Firth stressed his motion on Sunny Cove was to recognize the property as a municipal asset that carries a good deal of meaning and nostalgia for those in town, and wanted to make sure the town “get this as right as possible” when it came to securing its future.
Finally, council discussed Firth’s final motion, “THAT council direct Administration to present a high-level report on revenue generating activities, Examples: photo radar, tolls, grants.” As the motion did not mention a specific timeframe for the return of the indicated report, coun. Mike Behan sought clarification from Firth, with coun.

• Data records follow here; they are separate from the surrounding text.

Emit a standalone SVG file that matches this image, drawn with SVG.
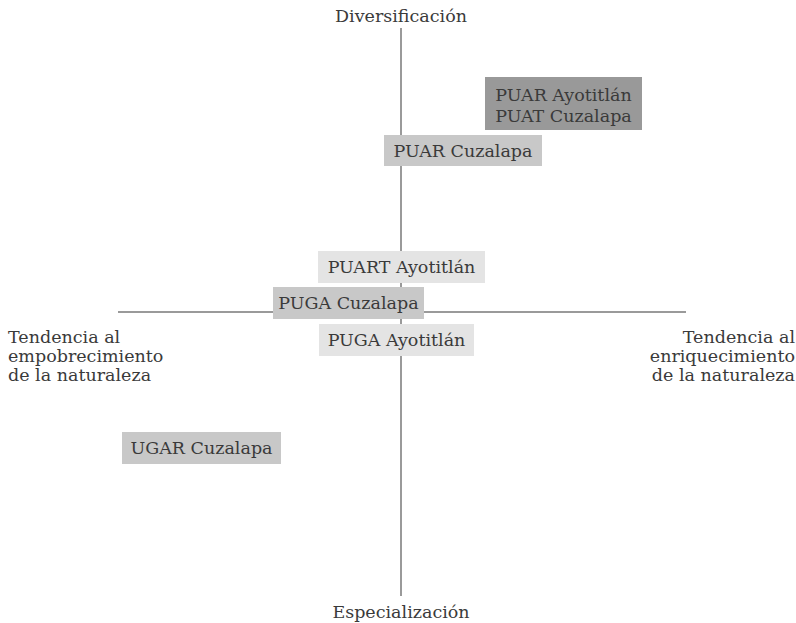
<svg xmlns="http://www.w3.org/2000/svg" width="796" height="623" viewBox="0 0 796 623">
<style>
text{font-family:"DejaVu Serif","Liberation Serif",serif;font-size:17.5px;fill:#3a3a3a}
.ax{stroke:#9a9a9a;stroke-width:2;fill:none}
.dark{fill:#999}
.mid{fill:#c8c8c8}
.light{fill:#e4e4e4}
.c{text-anchor:middle}
.r{text-anchor:end}
</style>
<rect width="796" height="623" fill="#fff"/>
<g id="connectors">
<line class="ax" x1="401" y1="28" x2="401" y2="596"/>
<line class="ax" x1="118" y1="312" x2="686" y2="312"/>
</g>
<g id="axis-labels">
<text class="c" x="401" y="22">Diversificación</text>
<text class="c" x="401" y="618">Especialización</text>
<text x="8" y="343">Tendencia al</text>
<text x="8" y="362">empobrecimiento</text>
<text x="8" y="381">de la naturaleza</text>
<text class="r" x="795" y="343">Tendencia al</text>
<text class="r" x="795" y="362">enriquecimiento</text>
<text class="r" x="795" y="381">de la naturaleza</text>
</g>
<g id="puar-ayotitlan-puat-cuzalapa">
<rect class="dark" x="485" y="77" width="157" height="53"/>
<text class="c" x="563.5" y="101">PUAR Ayotitlán</text>
<text class="c" x="563.5" y="122">PUAT Cuzalapa</text>
</g>
<g id="puar-cuzalapa">
<rect class="mid" x="384" y="135" width="158" height="31"/>
<text class="c" x="463" y="157">PUAR Cuzalapa</text>
</g>
<g id="puart-ayotitlan">
<rect class="light" x="318" y="251" width="167" height="32"/>
<text class="c" x="401.5" y="273">PUART Ayotitlán</text>
</g>
<g id="puga-cuzalapa">
<rect class="mid" x="273" y="287" width="151" height="32"/>
<text class="c" x="348.5" y="309">PUGA Cuzalapa</text>
</g>
<g id="puga-ayotitlan">
<rect class="light" x="319" y="324" width="155" height="32"/>
<text class="c" x="396.5" y="346">PUGA Ayotitlán</text>
</g>
<g id="ugar-cuzalapa">
<rect class="mid" x="122" y="432" width="159" height="32"/>
<text class="c" x="201.5" y="454">UGAR Cuzalapa</text>
</g>
</svg>
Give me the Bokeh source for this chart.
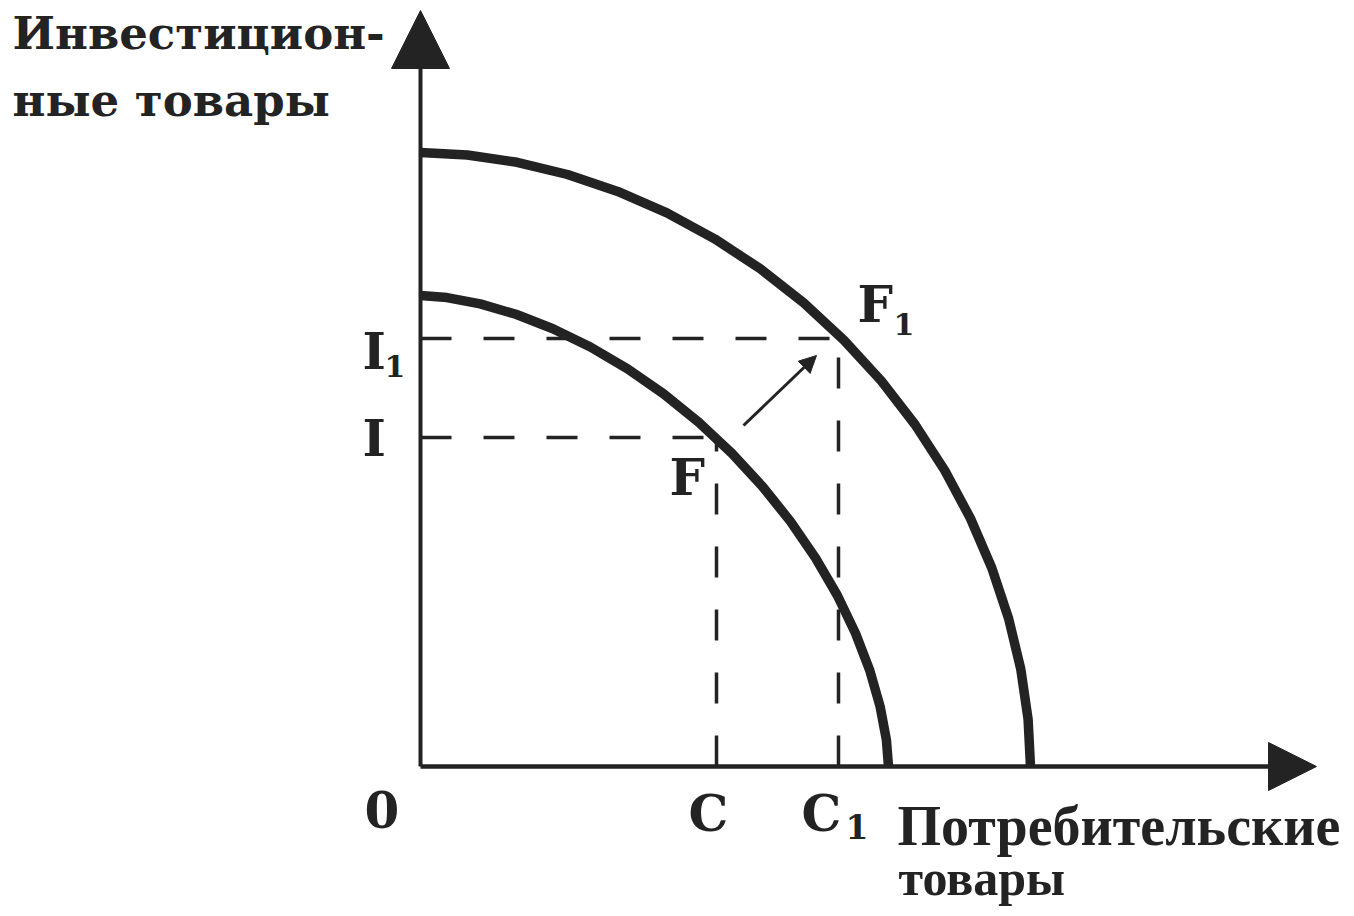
from bokeh.plotting import figure
from bokeh.models import Range1d, Arrow, NormalHead
from bokeh.core.properties import value
from bokeh.embed import file_html
from bokeh.resources import INLINE

# --- data (origin at the axes corner) ---
inner_x = [468, 465.9, 459.6, 449.3, 435.0, 416.9, 395.1, 370.1, 342.0, 311.3,
           278.2, 243.3, 207.1, 169.9, 132.4, 95.4, 59.7, 26.5, 0]
inner_y = [0, 26.7, 60.0, 96.0, 133.3, 171.0, 208.4, 244.9, 280.0, 313.3,
           344.2, 372.5, 397.7, 419.5, 437.8, 452.2, 462.6, 468.9, 471]
outer_x = [610, 607.6, 600.3, 588.1, 571.3, 550.0, 524.3, 494.5, 460.8, 423.5,
           383.1, 339.8, 294.1, 246.4, 197.2, 147.0, 96.6, 46.8, 0]
outer_y = [0, 47.1, 97.3, 148.0, 198.5, 248.0, 296.0, 342.0, 385.6, 426.3,
           463.8, 497.7, 527.7, 553.6, 575.1, 592.0, 604.2, 611.5, 614]
C, C1 = 296, 418          # consumer goods levels
I, I1 = 329, 428          # investment goods levels

y_title = ["Инвестицион-", "ные товары"]
x_title = ["Потребительские", "товары"]

INK = "#232323"

p = figure(width=1350, height=912, output_backend="svg", toolbar_location=None,
           x_range=Range1d(-420, 930), y_range=Range1d(-146, 766),
           x_axis_type=None, y_axis_type=None, min_border=0)
p.outline_line_color = None
p.grid.visible = False
p.background_fill_color = "white"

# axes with arrows
p.add_layout(Arrow(end=NormalHead(size=58, fill_color=INK, line_color=INK, line_width=1),
                   x_start=0, y_start=0, x_end=0, y_end=756,
                   line_color=INK, line_width=4))
p.add_layout(Arrow(end=NormalHead(size=48, fill_color=INK, line_color=INK, line_width=1),
                   x_start=0, y_start=0, x_end=896, y_end=0,
                   line_color=INK, line_width=4.5))

# dashed guides
dash = "31 32"
p.line([0, C], [I, I], line_color=INK, line_width=3.5, line_dash=dash)
p.line([0, C1], [I1, I1], line_color=INK, line_width=3.5, line_dash=dash)
p.line([C, C], [0, I], line_color=INK, line_width=3.5, line_dash=dash)
p.line([C1, C1], [0, I1], line_color=INK, line_width=3.5, line_dash=dash)

# production possibility frontiers
p.line(inner_x, inner_y, line_color=INK, line_width=9.5, line_join="round")
p.line(outer_x, outer_y, line_color=INK, line_width=9.5, line_join="round")

# shift arrow F -> F1
p.add_layout(Arrow(end=NormalHead(size=17, fill_color=INK, line_color=INK, line_width=1),
                   x_start=C + 27, y_start=I + 12, x_end=C1 - 22, y_end=I1 - 17,
                   line_color=INK, line_width=3))

def label(x, y, t, size, font="DejaVu Serif"):
    # y is the wanted baseline; shift to compensate the renderer's baseline
    p.text(x=[x], y=[y + 0.38 * size], text=[t], text_font=value(font),
           text_font_style="bold", text_font_size=f"{size}px", text_color=INK,
           text_align="left", text_baseline="alphabetic")

big, sub = 50, 30
label(-58, I1 - 32, "I", big); label(-36, I1 - 39, "1", sub)
label(-58, I - 20, "I", big)
label(C - 47, I - 59, "F", big)
label(C1 + 19, I1 + 15, "F", big); label(C1 + 55, I1 + 3, "1", sub)
label(-56, -62, "0", big)
label(C - 28, -66, "C", big)
label(C1 - 37, -66, "C", big); label(C1 + 7, -73, "1", 33)

label(-408, 716, y_title[0], 45)
label(-408, 649, y_title[1], 45)
label(477, -81, x_title[0], 56, "Liberation Serif")
label(478, -130, x_title[1], 50, "Liberation Serif")

open("out.html", "w").write(file_html(p, INLINE))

John McTaggart expressing concern over tasking administration with another intensive report to prepare, especially as he expressed he felt administration was already doing good work in seeking out new sources of revenue on the regular.
Firth expressed a desire to see a report before council for Q3 or Q4 of 2025, and said he left his request broad in order to get as high-level a view as council could in order to try and discover new areas that had the potential for generating revenue that had otherwise been overlooked.
“I want to see what we can do that that we aren’t currently doing,” Firth said.
“I’m not going to pretend that I know what we’re doing when it comes to generating new revenue sources. That said, I do find that our ratepayers are under a lot of pressure. We’re going to see that when the operation budget comes up. I’m just trying to find a way that we can start bridging some of those gaps. The pressure that’s going to be happening this tax year isn’t sustainable for a lot of people in our community, and I want to be an advocate to try and find a way to make things just a little bit easier, and if it’s by asking administration to put a report together discussing what happens in other municipalities, or finding ways to make things a little bit more affordable, I think that should be one of our priorities moving forward.”
While Firth’s motion specifically mentioned photo radar as one of the components administration should look into, Michaels expressed some concern with its inclusion, noting photo radar is “a political decision” that council would have to specifically direct administration to look into.
“Although we’re always looking for ways to create money, we wouldn’t just go to council and hand deliver photo radar. That’s a political decision. That’s a sort of a direction from administration to choose. It’s well known that if you want to generate extra revenue, photo radar could. Now the premise is, it should be based on safety… so I wouldn’t anticipate administration ever on its own, doing photo radar and just bringing it to you. This would be a conversation generally, through strat plans and discussions like that we would get a sense… The grant component we can do internally, I truly believe that. We have a great staff that’s done great work, and we’re shifting our focus. Manager Rob and myself spoke before, water is a big issue. Now we might target more water grants like he does for roads and and things of that nature. So combining those two… you’re putting in grants and photo radars, two very big different things. One we’re going to do by ourselves, photo radar we won’t touch.”
In the end, council moved to remove the mention of photo radars from Firth’s motion, instead turning it into a request for a high-level report on revenue-generating activities by Q3 of 2025.